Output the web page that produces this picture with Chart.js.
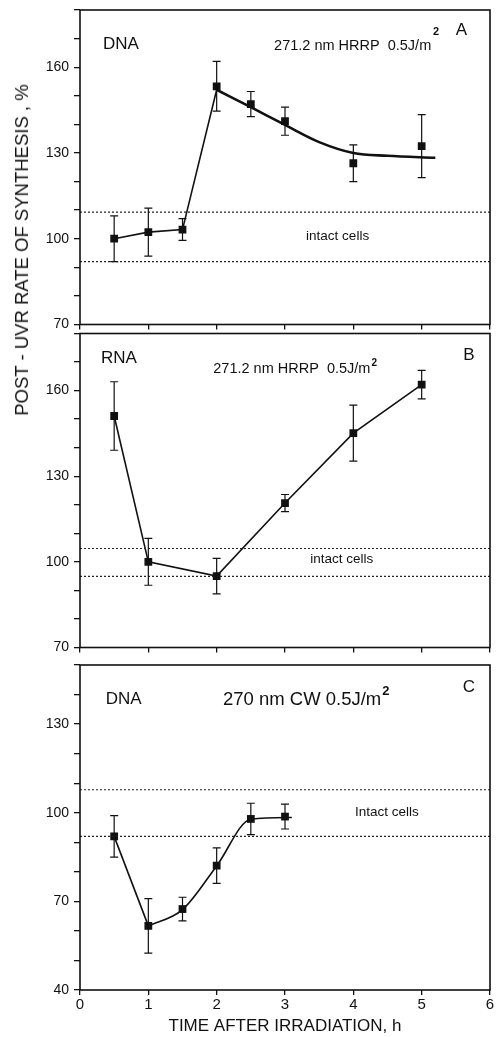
<!DOCTYPE html>
<html>
<head>
<meta charset="utf-8">
<script src="https://cdn.jsdelivr.net/npm/chart.js@4.4.0/dist/chart.umd.min.js"></script>
<style>
  body { margin: 0; background: #fff; font-family: "Liberation Sans", Arial, sans-serif; }
  #wrap { position: relative; width: 497px; height: 1037px; }
  .panel { position: absolute; left: 0; width: 497px; }
  #ytitle {
    position: absolute; left: 22px; top: 250px;
    transform: translate(-50%, -50%) rotate(-90deg);
    white-space: nowrap; font-size: 18.5px; color: #111;
  }
</style>
</head>
<body>
<div id="wrap">
  <div class="panel" style="top:0;height:330px"><canvas id="chartA"></canvas></div>
  <div class="panel" style="top:328px;height:325px"><canvas id="chartB"></canvas></div>
  <div class="panel" style="top:655px;height:382px"><canvas id="chartC"></canvas></div>
  <div id="ytitle">POST - UVR RATE OF SYNTHESIS , %</div>
</div>
<script>
// panel A: DNA, 271.2 nm HRRP
const aTimes = [0.5, 1, 1.5, 2, 2.5, 3, 4, 5];
const aRate  = [100, 102.3, 103.2, 153.3, 147.1, 141.1, 126.4, 132.4];
const aErr   = [8, 8.4, 3.8, 8.7, 4.4, 4.9, 6.4, 11];
const aFitX  = [2, 2.5, 3, 3.5, 4, 4.5, 5.2];
const aFitY  = [152.1, 146, 139.8, 133.8, 130, 129, 128.3];
const aIntact = [109.3, 92];

// panel B: RNA, 271.2 nm HRRP
const bTimes = [0.5, 1, 2, 3, 4, 5];
const bRate  = [151.1, 100, 95, 120.6, 145.1, 162.1];
const bErr   = [12, 8.2, 6.2, 3, 9.8, 5];
const bIntact = [104.7, 94.9];

// panel C: DNA, 270 nm CW
const cTimes = [0.5, 1, 1.5, 2, 2.5, 3];
const cRate  = [92, 61.7, 67.4, 82.1, 97.9, 98.7];
const cErr   = [7, 9.2, 4, 6, 5.3, 4.2];
const cFitX  = [1, 1.5, 2, 2.5, 3.1];
const cFitY  = [61.7, 67.2, 82, 97.8, 98.4];
const cIntact = [107.8, 92];

const xTicks = [0, 1, 2, 3, 4, 5, 6];
const abYLabels = [70, 100, 130, 160];
const cYLabels = [40, 70, 100, 130];

const pts = (xs, ys) => xs.map((x, i) => ({x: x, y: ys[i]}));

const notes = {
  chartA: [
    {t: 'DNA', x: 0.6, y: 168, size: 17},
    {t: '271.2 nm HRRP  0.5J/m', x: 3.99, y: 167.3, size: 14.5},
    {t: '2', x: 5.21, y: 172.4, size: 11, bold: true},
    {t: 'A', x: 5.58, y: 172.9, size: 17},
    {t: 'intact cells', x: 3.77, y: 101, size: 13.5}
  ],
  chartB: [
    {t: 'RNA', x: 0.57, y: 171.3, size: 17},
    {t: '271.2 nm HRRP  0.5J/m', x: 3.1, y: 167.4, size: 14.5, sup: '2'},
    {t: 'B', x: 5.69, y: 172.3, size: 17},
    {t: 'intact cells', x: 3.83, y: 100.9, size: 13.5}
  ],
  chartC: [
    {t: 'DNA', x: 0.64, y: 138.5, size: 17},
    {t: '270 nm CW 0.5J/m', x: 3.25, y: 138.1, size: 18.5, sup: '2'},
    {t: 'C', x: 5.69, y: 142.5, size: 17},
    {t: 'Intact cells', x: 4.49, y: 100, size: 13.5}
  ]
};

const frame = {
  id: 'frame',
  afterDatasetsDraw(chart) {
    const ctx = chart.ctx, a = chart.chartArea, xs = chart.scales.x, ys = chart.scales.y;
    ctx.save();
    ctx.strokeStyle = '#111';
    ctx.fillStyle = '#111';
    // error bars
    chart.data.datasets.forEach((ds, i) => {
      if (!ds.errs) return;
      chart.getDatasetMeta(i).data.forEach((p, j) => {
        const v = ds.data[j].y, e = ds.errs[j];
        const top = ys.getPixelForValue(v + e), bot = ys.getPixelForValue(v - e);
        ctx.lineWidth = 1.2;
        ctx.beginPath();
        ctx.moveTo(p.x, top); ctx.lineTo(p.x, bot);
        ctx.moveTo(p.x - 4, top); ctx.lineTo(p.x + 4, top);
        ctx.moveTo(p.x - 4, bot); ctx.lineTo(p.x + 4, bot);
        ctx.stroke();
      });
    });
    // box
    ctx.lineWidth = 1.6;
    ctx.strokeRect(a.left, a.top, a.width, a.height);
    // labels
    ctx.textBaseline = 'middle';
    (notes[chart.canvas.id] || []).forEach(n => {
      const px = xs.getPixelForValue(n.x), py = ys.getPixelForValue(n.y);
      ctx.font = (n.bold ? 'bold ' : '') + n.size + 'px "Liberation Sans", Arial, sans-serif';
      ctx.textAlign = 'center';
      ctx.fillText(n.t, px, py);
      if (n.sup) {
        const w = ctx.measureText(n.t).width;
        ctx.font = 'bold ' + Math.round(n.size * 0.7) + 'px "Liberation Sans", Arial, sans-serif';
        ctx.textAlign = 'left';
        ctx.fillText(n.sup, px + w / 2 + 1, py - n.size * 0.45);
      }
    });
    ctx.restore();
  }
};

function noOverflow(s) {
  s.paddingTop = 0; s.paddingBottom = 0; s.paddingLeft = 0; s.paddingRight = 0;
}

function makePanel(id, o) {
  const datasets = [
    {data: pts([0, 6], [o.intact[0], o.intact[0]]), showLine: true, borderColor: '#222', borderWidth: 1.1, borderDash: [2, 2], pointRadius: 0},
    {data: pts([0, 6], [o.intact[1], o.intact[1]]), showLine: true, borderColor: '#222', borderWidth: 1.1, borderDash: [2, 2], pointRadius: 0},
    {data: o.line, showLine: true, borderColor: '#111', borderWidth: 1.6, pointRadius: 0, tension: 0}
  ];
  if (o.fit) {
    datasets.push({data: o.fit, showLine: true, borderColor: '#111', borderWidth: o.fitWidth, pointRadius: 0, cubicInterpolationMode: 'monotone'});
  }
  datasets.push({data: o.points, errs: o.errs, showLine: false, pointStyle: 'rect', pointRadius: 5.5, backgroundColor: '#111', borderColor: '#111', borderWidth: 0});

  new Chart(document.getElementById(id), {
    type: 'scatter',
    data: {datasets: datasets},
    options: {
      responsive: true,
      maintainAspectRatio: false,
      animation: false,
      layout: {padding: {top: o.padTop, right: 7, left: 0, bottom: 0}},
      plugins: {legend: {display: false}, tooltip: {enabled: false}},
      scales: {
        x: {
          type: 'linear', min: 0, max: 6,
          afterFit: s => { s.height = o.xHeight; noOverflow(s); },
          afterBuildTicks: s => { s.ticks = xTicks.map(v => ({value: v})); },
          border: {display: false},
          grid: {drawOnChartArea: false, color: '#111', tickLength: 5, lineWidth: 1.3},
          ticks: {display: o.xLabels, color: '#111', padding: 1, font: {size: 15, family: '"Liberation Sans", Arial'}},
          title: {display: o.xLabels, text: 'TIME AFTER IRRADIATION, h', color: '#111', padding: {top: 0, bottom: 0}, font: {size: 17, family: '"Liberation Sans", Arial'}}
        },
        y: {
          min: o.yMin, max: o.yMax,
          afterFit: s => { s.width = 80; noOverflow(s); },
          border: {display: false},
          grid: {drawOnChartArea: false, color: '#111', tickLength: 6, lineWidth: 1.3},
          ticks: {
            stepSize: 10, autoSkip: false, color: '#111', padding: 5,
            font: {size: 14, family: '"Liberation Sans", Arial'},
            callback: v => o.yLabels.includes(v) ? v : ''
          }
        }
      }
    },
    plugins: [frame]
  });
}

makePanel('chartA', {
  points: pts(aTimes, aRate), errs: aErr,
  line: pts(aTimes.slice(0, 3), aRate.slice(0, 3)).concat([{x: aFitX[0], y: aFitY[0]}]),
  fit: pts(aFitX, aFitY), fitWidth: 2.6,
  intact: aIntact, yMin: 70, yMax: 180, yLabels: abYLabels,
  padTop: 10, xHeight: 5, xLabels: false
});

makePanel('chartB', {
  points: pts(bTimes, bRate), errs: bErr,
  line: pts(bTimes, bRate),
  intact: bIntact, yMin: 70, yMax: 180, yLabels: abYLabels,
  padTop: 5, xHeight: 5, xLabels: false
});

makePanel('chartC', {
  points: pts(cTimes, cRate), errs: cErr,
  line: pts(cTimes.slice(0, 2), cRate.slice(0, 2)),
  fit: pts(cFitX, cFitY), fitWidth: 1.6,
  intact: cIntact, yMin: 40, yMax: 150, yLabels: cYLabels,
  padTop: 10, xHeight: 47, xLabels: true
});
</script>
</body>
</html>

______

Please take the lines from the beginning of the data above through the line holding "const bIntact = [104.7, 94.9];" and transcribe them exactly, without any pictures.

Output the web page that produces this picture with Chart.js.
<!DOCTYPE html>
<html>
<head>
<meta charset="utf-8">
<script src="https://cdn.jsdelivr.net/npm/chart.js@4.4.0/dist/chart.umd.min.js"></script>
<style>
  body { margin: 0; background: #fff; font-family: "Liberation Sans", Arial, sans-serif; }
  #wrap { position: relative; width: 497px; height: 1037px; }
  .panel { position: absolute; left: 0; width: 497px; }
  #ytitle {
    position: absolute; left: 22px; top: 250px;
    transform: translate(-50%, -50%) rotate(-90deg);
    white-space: nowrap; font-size: 18.5px; color: #111;
  }
</style>
</head>
<body>
<div id="wrap">
  <div class="panel" style="top:0;height:330px"><canvas id="chartA"></canvas></div>
  <div class="panel" style="top:328px;height:325px"><canvas id="chartB"></canvas></div>
  <div class="panel" style="top:655px;height:382px"><canvas id="chartC"></canvas></div>
  <div id="ytitle">POST - UVR RATE OF SYNTHESIS , %</div>
</div>
<script>
// panel A: DNA, 271.2 nm HRRP
const aTimes = [0.5, 1, 1.5, 2, 2.5, 3, 4, 5];
const aRate  = [100, 102.3, 103.2, 153.3, 147.1, 141.1, 126.4, 132.4];
const aErr   = [8, 8.4, 3.8, 8.7, 4.4, 4.9, 6.4, 11];
const aFitX  = [2, 2.5, 3, 3.5, 4, 4.5, 5.2];
const aFitY  = [152.1, 146, 139.8, 133.8, 130, 129, 128.3];
const aIntact = [109.3, 92];

// panel B: RNA, 271.2 nm HRRP
const bTimes = [0.5, 1, 2, 3, 4, 5];
const bRate  = [151.1, 100, 95, 120.6, 145.1, 162.1];
const bErr   = [12, 8.2, 6.2, 3, 9.8, 5];
const bIntact = [104.7, 94.9];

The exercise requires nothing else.